The phase camera data for an aligned phase camera confirms that most of the power on B1p in LN2 is due to the carrier.
Figure 1 shows data from phase camera power of sidebands and carrier and the total of all curves shown. Highlighted is time in single bounce when almost all the power is in the carrier light and in LN2 where most of the power (~80%) is in carrier light. Which is compatiable with the OMC scan measurements that 10% of the power is in the 56MHz TEM00 modes, with a few more percent in sideband higher order modes.
Figure 2 shows the ratio between the PC carrier and total, making it clearer that it is 80% of the power.
In April/May 2025 the EDB OMC was installed, this has misaligned the phase camera as reported previously. It was realigned during that break, but the alignment drifted away again over a month following the break.
Figure 3 shows data in July 2025, with the PC misaligned, and the interferometer in LN2 around 18:00 UTC. Note that the vertical scale is the same as in figure 1, highlighting there is 5 times less power on the phase camera than there used to be.

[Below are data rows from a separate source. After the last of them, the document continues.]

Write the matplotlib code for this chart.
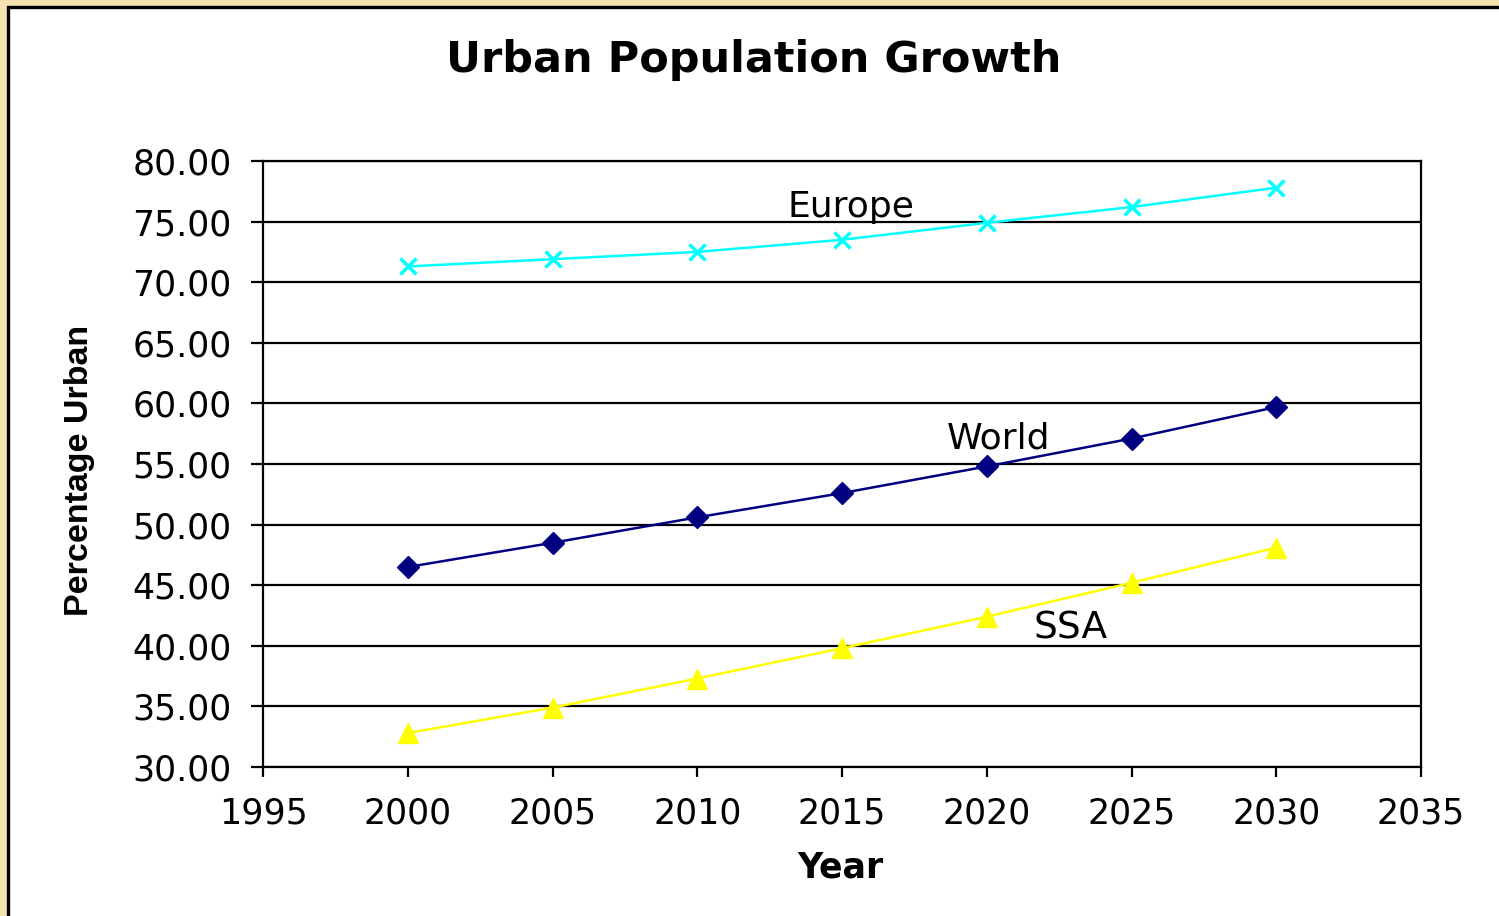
import matplotlib
matplotlib.use("Agg")
import matplotlib.pyplot as plt
from matplotlib.patches import Rectangle

years = [2000, 2005, 2010, 2015, 2020, 2025, 2030]
europe = [71.3, 71.9, 72.5, 73.5, 74.9, 76.2, 77.8]
world = [46.5, 48.5, 50.6, 52.6, 54.8, 57.1, 59.7]
ssa = [32.8, 34.9, 37.3, 39.8, 42.4, 45.2, 48.1]
xticks = [1995, 2000, 2005, 2010, 2015, 2020, 2025, 2030, 2035]
yticks = [30, 35, 40, 45, 50, 55, 60, 65, 70, 75, 80]

W, H = 1499, 916
fig = plt.figure(figsize=(W / 100, H / 100), dpi=100)
fig.patch.set_facecolor("#F4E3AE")
bg = fig.add_axes([0, 0, 1, 1], zorder=-5)
bg.set_xlim(0, W)
bg.set_ylim(H, 0)
bg.axis("off")
bg.add_patch(Rectangle((8.5, 6.5), W + 10, H + 10, facecolor="white",
                       edgecolor="black", linewidth=2.4))

ax = fig.add_axes([263 / W, (H - 767) / H, (1421 - 263) / W, (767 - 161) / H])
ax.set_facecolor("white")
fam = ["DejaVu Sans"]

ax.plot(years, europe, color="#00FFFF", lw=1.8, marker="x", ms=11, mew=2.5, zorder=3)
ax.plot(years, world, color="#000080", lw=1.8, marker="D", ms=11, zorder=3)
ax.plot(years, ssa, color="#FFFF00", lw=1.8, marker="^", ms=14, zorder=3)

ax.set_xlim(1995, 2035)
ax.set_ylim(30, 80)
ax.set_xticks(xticks)
ax.set_yticks(yticks)
ax.set_yticklabels([f"{v:.2f}" for v in yticks])
ax.yaxis.grid(True, color="black", lw=1.6)
ax.set_axisbelow(True)
for s in ax.spines.values():
    s.set_linewidth(1.6)
ax.tick_params(axis="y", direction="out", length=8.5, width=1.6,
               labelsize=25, pad=14)
ax.tick_params(axis="x", direction="out", length=7, width=1.6,
               labelsize=25, pad=14)
for lab in ax.get_xticklabels() + ax.get_yticklabels():
    lab.set_fontfamily(fam)

ax.text(2015.3, 76.2, "Europe", fontsize=26, family=fam, ha="center", va="center")
ax.text(2020.4, 57.1, "World", fontsize=26, family=fam, ha="center", va="center")
ax.text(2022.9, 41.4, "SSA", fontsize=27, family=fam, ha="center", va="center")

fig.text(754 / W, (H - 60) / H, "Urban Population Growth", fontsize=31,
         fontweight="bold", family=fam, ha="center", va="center")
fig.text(840 / W, (H - 867) / H, "Year", fontsize=25, fontweight="bold",
         family=fam, ha="center", va="center")
fig.text(80 / W, (H - 470) / H, "Percentage Urban", fontsize=24.5,
         fontweight="bold", family=["Liberation Sans"],
         rotation=90, ha="center", va="center")

fig.savefig("out.png", dpi=100, facecolor=fig.get_facecolor())
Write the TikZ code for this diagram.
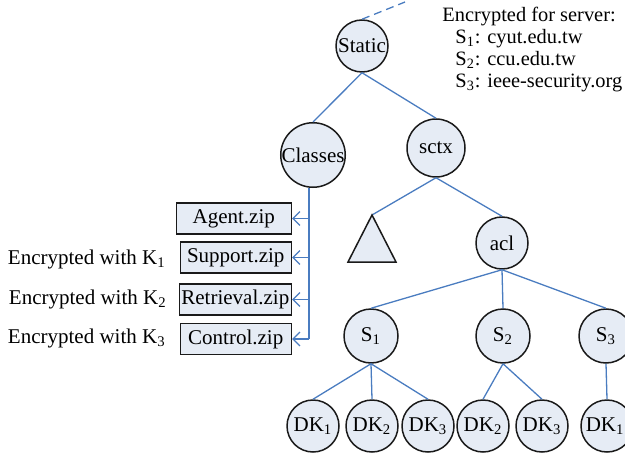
\documentclass[tikz,border=0pt]{standalone}
\usepackage{fontspec}
\setmainfont{Liberation Serif}
\usetikzlibrary{
  arrows.meta,
  positioning
}
\definecolor{ink}{HTML}{1A1A1A}
\definecolor{leaf}{HTML}{E6ECF5}
\definecolor{wire}{HTML}{4A7CC0}
\tikzset{
  folder/.style={
    circle,
    draw=ink,
    fill=leaf,
    line width=0.75pt,
    inner sep=0pt,
    minimum size=26pt
  },
  zipfile/.style={
    draw=ink,
    fill=leaf,
    line width=0.75pt,
    minimum width=55.5pt,
    minimum height=15.5pt,
    inner sep=1pt
  },
  link/.style={
    draw=wire,
    line width=0.65pt
  },
  fetch/.style={
    link,
    -{Straight Barb[length=3.5pt,width=7pt]}
  },
  note/.style={
    inner sep=0pt,
    align=left
  }
}

\begin{document}
\begin{tikzpicture}[x=0.5pt,y=-0.5pt,font=\fontsize{10.5}{11}\selectfont]
  \useasboundingbox (0,0) rectangle (625,454);
  % upper part of the tree
  \node[folder] (static) at (362,46) {Static};
  \node[folder,minimum size=31pt] (classes) at (313,155) {Classes};
  \node[folder,minimum size=29pt] (sctx) at (436,148) {sctx};
  \node[folder] (acl) at (502,243) {acl};
  \coordinate (up) at (405,2);
  \coordinate (tri) at (372,215);
  \draw[link,dash pattern=on 4pt off 2.5pt] (static.north) -- (up);
  \draw[link] (static.south) -- (classes.north);
  \draw[link] (static.south) -- (sctx.north);
  \draw[link] (sctx.south) -- (tri);
  \draw[link] (sctx.south) -- (acl.north);
  \draw[draw=ink,fill=leaf,line width=0.75pt]
    (tri) -- ++(-24,47) -- ++(48,0) -- cycle;

  % servers and their keys
  \foreach \s/\x in {1/371,2/503,3/606}{
    \node[folder,minimum size=27pt] (s\s) at (\x,336) {S\textsubscript{\s}};
    \draw[link] (acl.south) -- (s\s.north);
  }
  \foreach \p/\x/\k [count=\i] in {
    s1/313/1,
    s1/372/2,
    s1/428/3,
    s2/483/2,
    s2/542/3,
    s3/607/1
  }{
    \node[folder] (dk\i) at (\x,426) {DK\textsubscript{\k}};
    \draw[link] (\p.south) -- (dk\i.north);
  }

  % zip files under Classes
  \node[zipfile,anchor=east,minimum width=57.5pt] (agent) at (292,218.5) {Agent.zip};
  \node[zipfile,anchor=east] (support) at (292,257.5) {Support.zip};
  \node[zipfile,anchor=east] (retrieval) at (292,299.5) {Retrieval.zip};
  \node[zipfile,anchor=east] (control) at (292,339) {Control.zip};
  \coordinate (trunk) at (309,0);
  \draw[link] (trunk |- classes.south) -- (trunk |- control);
  \foreach \f in {agent,support,retrieval,control}
    \draw[fetch] (trunk |- \f) -- (\f.east);

  \node[note,anchor=base east] (k1) at (166,264) {Encrypted with K\textsubscript{1}};
  \node[note,anchor=base east] (k2) at (167,304) {Encrypted with K\textsubscript{2}};
  \node[note,anchor=base east] (k3) at (166,343) {Encrypted with K\textsubscript{3}};

  \node[note,anchor=north west,font=\fontsize{10.2}{11}\selectfont] (servers) at (442,7) {%
    Encrypted for server:\\
    \hspace*{6.5pt}S\textsubscript{1}: cyut.edu.tw\\
    \hspace*{6.5pt}S\textsubscript{2}: ccu.edu.tw\\
    \hspace*{6.5pt}S\textsubscript{3}: ieee-security.org};
\end{tikzpicture}
\end{document}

Figure 4 zooms the horizontal axis, about 65% of the power detected by the phase camera is in the carrier light in LN2. However, given that the phase camera is strongly misaligned this data may be misleading, as most of the light is likely actually not reaching the phase camera.
Figure 5. Coming back to the 2024 data that should be reliable, the power on B1p in LN2 is ~275mW. With 80% of carrier light that corresponds to 220mW. The contrast defect of CD = 2 * B1p / P_PRC = 2*220e-3/17/39 = 660ppm. In LN3 the power on B1p is 150mW, with 60% of it in carrier light, so 90mW of carrier light, and a contrast defect of 2*90e-3/17/39 = 270ppm, which is within the error bars of the 286+/-24ppm reported in the O4 optical characterization paper (VIR-0710B-24).